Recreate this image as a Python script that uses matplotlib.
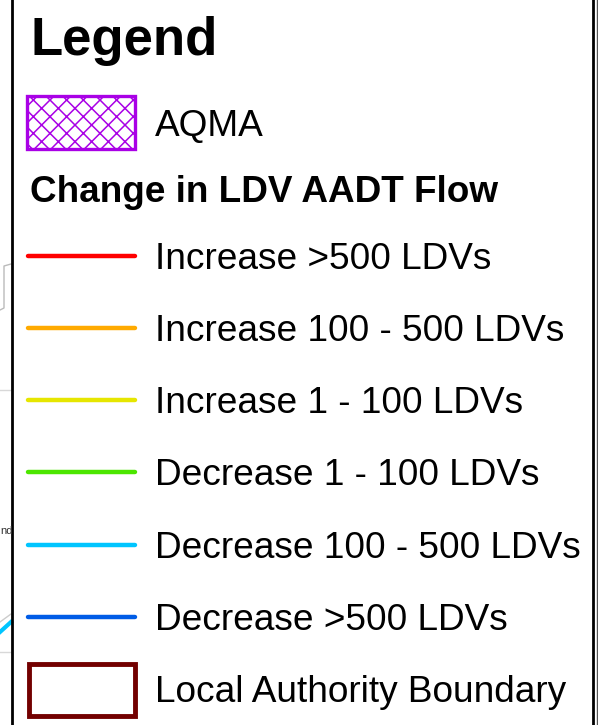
import matplotlib
matplotlib.use("Agg")
import matplotlib.pyplot as plt
from matplotlib.patches import Rectangle

plt.rcParams['font.family'] = ['Liberation Sans', 'DejaVu Sans']
plt.rcParams['hatch.linewidth'] = 1.1

title = "Legend"
aqma_label = "AQMA"
section_label = "Change in LDV AADT Flow"
line_labels = ["Increase >500 LDVs", "Increase 100 - 500 LDVs", "Increase 1 - 100 LDVs",
               "Decrease 1 - 100 LDVs", "Decrease 100 - 500 LDVs", "Decrease >500 LDVs"]
line_colors = ["#FF0000", "#FFAA00", "#E6E600", "#4CE600", "#00C5FF", "#005CE6"]
boundary_label = "Local Authority Boundary"
aqma_color = "#A900E6"
boundary_color = "#730000"

W, H = 598, 725
fig = plt.figure(figsize=(W / 100, H / 100), dpi=100)
ax = fig.add_axes([0, 0, 1, 1])
ax.set_xlim(0, W)
ax.set_ylim(H, 0)
ax.axis('off')

# faint map fragments outside the legend frame
ax.plot([0, 11], [390, 390], color="#d8d8d8", lw=1)
ax.plot([0, 11], [652, 652], color="#d8d8d8", lw=1)
ax.plot([0, 4, 4, 11], [310, 308, 266, 264], color="#bbbbbb", lw=1)
ax.plot([0, 11], [632, 622], color="#00C5FF", lw=3)
ax.plot([0, 11], [622, 614], color="#cccccc", lw=1)
ax.text(0.5, 531, "nd", fontsize=8, color="#333333", va='center', ha='left')

# frame
ax.plot([11.5, 11.5], [0, H], color="black", lw=2)
ax.plot([593, 593], [0, H], color="black", lw=2)
ax.plot([596.8, 596.8], [0, H], color="#555555", lw=1)

x_sym0, x_sym1 = 27, 135
x_text = 155
fs = 26.65

ax.text(30, 41, title, fontsize=38, fontweight='bold', va='center', ha='left')

ax.add_patch(Rectangle((x_sym0, 96), x_sym1 - x_sym0, 53, facecolor='white',
                       edgecolor=aqma_color, hatch='xx', lw=2.4))
ax.text(x_text, 126, aqma_label, fontsize=fs, va='center', ha='left')

ax.text(30, 192, section_label, fontsize=26.6, fontweight='bold', va='center', ha='left')

y_lines = [256, 328, 400, 472, 545, 617]
for lab, col, y in zip(line_labels, line_colors, y_lines):
    ax.plot([x_sym0 + 1, x_sym1], [y, y], color=col, lw=3.2, solid_capstyle='round')
    ax.text(x_text, y + 3, lab, fontsize=fs, va='center', ha='left')

ax.add_patch(Rectangle((x_sym0 + 1.5, 663.5), x_sym1 - x_sym0 - 2, 52, facecolor='none',
                       edgecolor=boundary_color, lw=3.5))
ax.text(x_text, 693, boundary_label, fontsize=fs, va='center', ha='left')

fig.savefig("out.png", dpi=100)
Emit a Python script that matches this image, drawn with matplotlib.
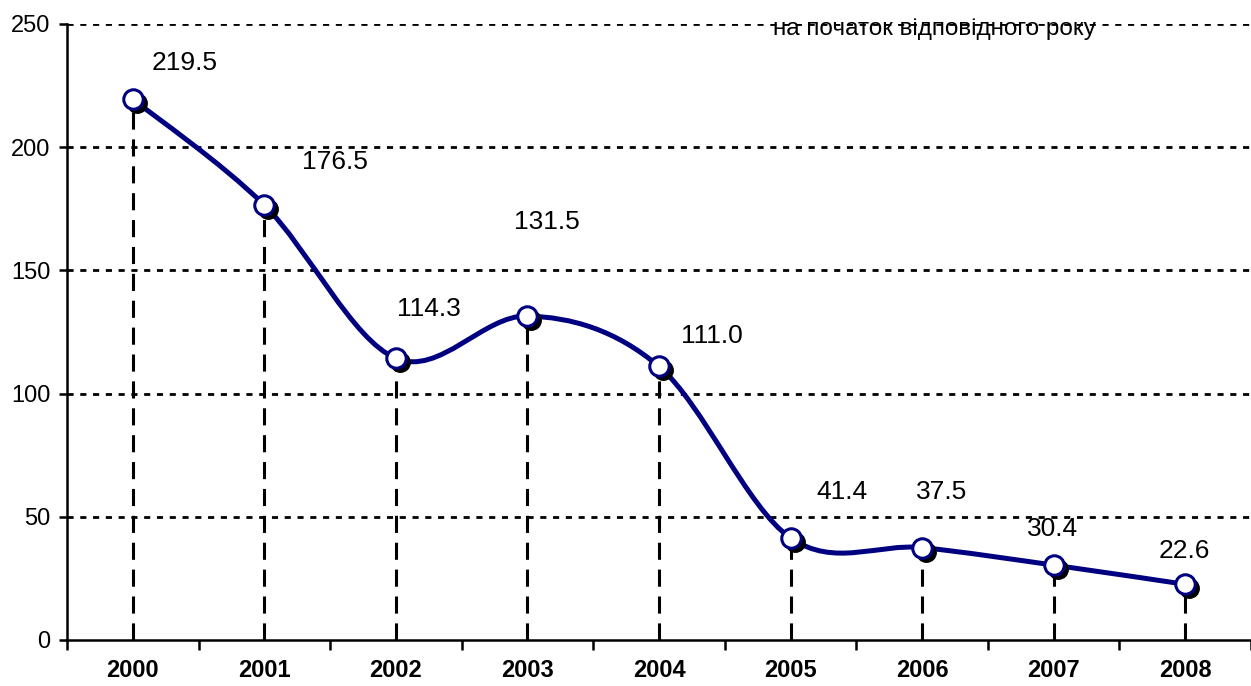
import numpy as np
import matplotlib
matplotlib.use('Agg')
import matplotlib.pyplot as plt
from matplotlib.path import Path
from matplotlib.patches import PathPatch
import matplotlib.transforms as mtransforms

plt.rcParams['font.family'] = ['Liberation Sans', 'DejaVu Sans']

years = ['2000', '2001', '2002', '2003', '2004', '2005', '2006', '2007', '2008']
values = [219.5, 176.5, 114.3, 131.5, 111.0, 41.4, 37.5, 30.4, 22.6]
# where each value label sits relative to its point (pixels)
label_offsets = [(52, 36), (71, 43), (33, 49), (19, 94), (53, 30),
                 (51, 46), (19, 56), (-1, 36), (-1, 33)]
note = 'на початок відповідного року'

navy = '#000080'

fig = plt.figure(figsize=(12.51, 6.86), dpi=100)
ax = fig.add_axes([67 / 1251, 46 / 686, 1184 / 1251, 616 / 686])

x = np.arange(len(values))
y = np.array(values)

ax.set_xlim(-0.5, 1184 / 132.1 - 0.5)
ax.set_ylim(0, 250)

# horizontal dotted grid
for g in [50, 100, 150, 200, 250]:
    ax.axhline(g, color='black', lw=2.0, ls=(0, (2.2, 2.4)), zorder=1)

# dashed drop lines to the axis
ax.vlines(x, 0, y, color='black', lw=2.2, linestyles=(0, (5.6, 3.2)), zorder=2)

# smoothed line (cubic bezier through the points)
pts = np.column_stack([x, y]).astype(float)
verts = [tuple(pts[0])]
codes = [Path.MOVETO]
n = len(pts)
for i in range(n - 1):
    p0 = pts[i - 1] if i > 0 else pts[i]
    p1 = pts[i]
    p2 = pts[i + 1]
    p3 = pts[i + 2] if i + 2 < n else pts[i + 1]
    c1 = p1 + (p2 - p0) / 6
    c2 = p2 - (p3 - p1) / 6
    verts += [tuple(c1), tuple(c2), tuple(p2)]
    codes += [Path.CURVE4] * 3
ax.add_patch(PathPatch(Path(verts, codes), fill=False, edgecolor=navy,
                       lw=3.6, capstyle='round', zorder=3))

# marker shadows, then markers
shadow = mtransforms.offset_copy(ax.transData, fig=fig, x=4, y=-4, units='dots')
ax.plot(x, y, 'o', ms=14, mfc='black', mec='black', transform=shadow, zorder=4)
ax.plot(x, y, 'o', ms=14, mfc='white', mec=navy, mew=2.2, zorder=5)

for xi, v, (dx, dy) in zip(x, values, label_offsets):
    ax.annotate(f'{v:.1f}', (xi, v), xytext=(dx, dy), textcoords='offset pixels',
                ha='center', va='center', fontsize=19, zorder=6)

ax.text(6.09, 248, note, ha='center', va='center', fontsize=17.5, zorder=6)

for s in ['top', 'right']:
    ax.spines[s].set_visible(False)
for s in ['left', 'bottom']:
    ax.spines[s].set_linewidth(1.8)

ax.set_yticks([0, 50, 100, 150, 200, 250])
ax.tick_params(axis='y', direction='out', length=6, width=1.8, pad=6, labelsize=17)

ax.set_xticks(np.arange(-0.5, 9, 1.0))
ax.set_xticklabels([])
ax.tick_params(axis='x', which='major', direction='out', length=7, width=1.8)
ax.set_xticks(x, minor=True)
ax.set_xticklabels(years, minor=True, fontweight='bold', fontsize=17)
ax.tick_params(axis='x', which='minor', length=0, pad=14)

fig.savefig('out.png', dpi=100)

= = = =

> **EXERCISE INSTRUCTIONS**: Output the entries above exactly, without their pictures.

> **SOLUTION TO THIS PROBLEM**:
Recreate this image as a Python script that uses matplotlib.
import matplotlib
matplotlib.use("Agg")
import matplotlib.pyplot as plt
from matplotlib.patches import Rectangle

plt.rcParams['font.family'] = ['Liberation Sans', 'DejaVu Sans']
plt.rcParams['hatch.linewidth'] = 1.1

title = "Legend"
aqma_label = "AQMA"
section_label = "Change in LDV AADT Flow"
line_labels = ["Increase >500 LDVs", "Increase 100 - 500 LDVs", "Increase 1 - 100 LDVs",
               "Decrease 1 - 100 LDVs", "Decrease 100 - 500 LDVs", "Decrease >500 LDVs"]
line_colors = ["#FF0000", "#FFAA00", "#E6E600", "#4CE600", "#00C5FF", "#005CE6"]
boundary_label = "Local Authority Boundary"
aqma_color = "#A900E6"
boundary_color = "#730000"

W, H = 598, 725
fig = plt.figure(figsize=(W / 100, H / 100), dpi=100)
ax = fig.add_axes([0, 0, 1, 1])
ax.set_xlim(0, W)
ax.set_ylim(H, 0)
ax.axis('off')

# faint map fragments outside the legend frame
ax.plot([0, 11], [390, 390], color="#d8d8d8", lw=1)
ax.plot([0, 11], [652, 652], color="#d8d8d8", lw=1)
ax.plot([0, 4, 4, 11], [310, 308, 266, 264], color="#bbbbbb", lw=1)
ax.plot([0, 11], [632, 622], color="#00C5FF", lw=3)
ax.plot([0, 11], [622, 614], color="#cccccc", lw=1)
ax.text(0.5, 531, "nd", fontsize=8, color="#333333", va='center', ha='left')

# frame
ax.plot([11.5, 11.5], [0, H], color="black", lw=2)
ax.plot([593, 593], [0, H], color="black", lw=2)
ax.plot([596.8, 596.8], [0, H], color="#555555", lw=1)

x_sym0, x_sym1 = 27, 135
x_text = 155
fs = 26.65

ax.text(30, 41, title, fontsize=38, fontweight='bold', va='center', ha='left')

ax.add_patch(Rectangle((x_sym0, 96), x_sym1 - x_sym0, 53, facecolor='white',
                       edgecolor=aqma_color, hatch='xx', lw=2.4))
ax.text(x_text, 126, aqma_label, fontsize=fs, va='center', ha='left')

ax.text(30, 192, section_label, fontsize=26.6, fontweight='bold', va='center', ha='left')

y_lines = [256, 328, 400, 472, 545, 617]
for lab, col, y in zip(line_labels, line_colors, y_lines):
    ax.plot([x_sym0 + 1, x_sym1], [y, y], color=col, lw=3.2, solid_capstyle='round')
    ax.text(x_text, y + 3, lab, fontsize=fs, va='center', ha='left')

ax.add_patch(Rectangle((x_sym0 + 1.5, 663.5), x_sym1 - x_sym0 - 2, 52, facecolor='none',
                       edgecolor=boundary_color, lw=3.5))
ax.text(x_text, 693, boundary_label, fontsize=fs, va='center', ha='left')

fig.savefig("out.png", dpi=100)
Emit a Python script that matches this image, drawn with matplotlib.
import numpy as np
import matplotlib
matplotlib.use('Agg')
import matplotlib.pyplot as plt
from matplotlib.path import Path
from matplotlib.patches import PathPatch
import matplotlib.transforms as mtransforms

plt.rcParams['font.family'] = ['Liberation Sans', 'DejaVu Sans']

years = ['2000', '2001', '2002', '2003', '2004', '2005', '2006', '2007', '2008']
values = [219.5, 176.5, 114.3, 131.5, 111.0, 41.4, 37.5, 30.4, 22.6]
# where each value label sits relative to its point (pixels)
label_offsets = [(52, 36), (71, 43), (33, 49), (19, 94), (53, 30),
                 (51, 46), (19, 56), (-1, 36), (-1, 33)]
note = 'на початок відповідного року'

navy = '#000080'

fig = plt.figure(figsize=(12.51, 6.86), dpi=100)
ax = fig.add_axes([67 / 1251, 46 / 686, 1184 / 1251, 616 / 686])

x = np.arange(len(values))
y = np.array(values)

ax.set_xlim(-0.5, 1184 / 132.1 - 0.5)
ax.set_ylim(0, 250)

# horizontal dotted grid
for g in [50, 100, 150, 200, 250]:
    ax.axhline(g, color='black', lw=2.0, ls=(0, (2.2, 2.4)), zorder=1)

# dashed drop lines to the axis
ax.vlines(x, 0, y, color='black', lw=2.2, linestyles=(0, (5.6, 3.2)), zorder=2)

# smoothed line (cubic bezier through the points)
pts = np.column_stack([x, y]).astype(float)
verts = [tuple(pts[0])]
codes = [Path.MOVETO]
n = len(pts)
for i in range(n - 1):
    p0 = pts[i - 1] if i > 0 else pts[i]
    p1 = pts[i]
    p2 = pts[i + 1]
    p3 = pts[i + 2] if i + 2 < n else pts[i + 1]
    c1 = p1 + (p2 - p0) / 6
    c2 = p2 - (p3 - p1) / 6
    verts += [tuple(c1), tuple(c2), tuple(p2)]
    codes += [Path.CURVE4] * 3
ax.add_patch(PathPatch(Path(verts, codes), fill=False, edgecolor=navy,
                       lw=3.6, capstyle='round', zorder=3))

# marker shadows, then markers
shadow = mtransforms.offset_copy(ax.transData, fig=fig, x=4, y=-4, units='dots')
ax.plot(x, y, 'o', ms=14, mfc='black', mec='black', transform=shadow, zorder=4)
ax.plot(x, y, 'o', ms=14, mfc='white', mec=navy, mew=2.2, zorder=5)

for xi, v, (dx, dy) in zip(x, values, label_offsets):
    ax.annotate(f'{v:.1f}', (xi, v), xytext=(dx, dy), textcoords='offset pixels',
                ha='center', va='center', fontsize=19, zorder=6)

ax.text(6.09, 248, note, ha='center', va='center', fontsize=17.5, zorder=6)

for s in ['top', 'right']:
    ax.spines[s].set_visible(False)
for s in ['left', 'bottom']:
    ax.spines[s].set_linewidth(1.8)

ax.set_yticks([0, 50, 100, 150, 200, 250])
ax.tick_params(axis='y', direction='out', length=6, width=1.8, pad=6, labelsize=17)

ax.set_xticks(np.arange(-0.5, 9, 1.0))
ax.set_xticklabels([])
ax.tick_params(axis='x', which='major', direction='out', length=7, width=1.8)
ax.set_xticks(x, minor=True)
ax.set_xticklabels(years, minor=True, fontweight='bold', fontsize=17)
ax.tick_params(axis='x', which='minor', length=0, pad=14)

fig.savefig('out.png', dpi=100)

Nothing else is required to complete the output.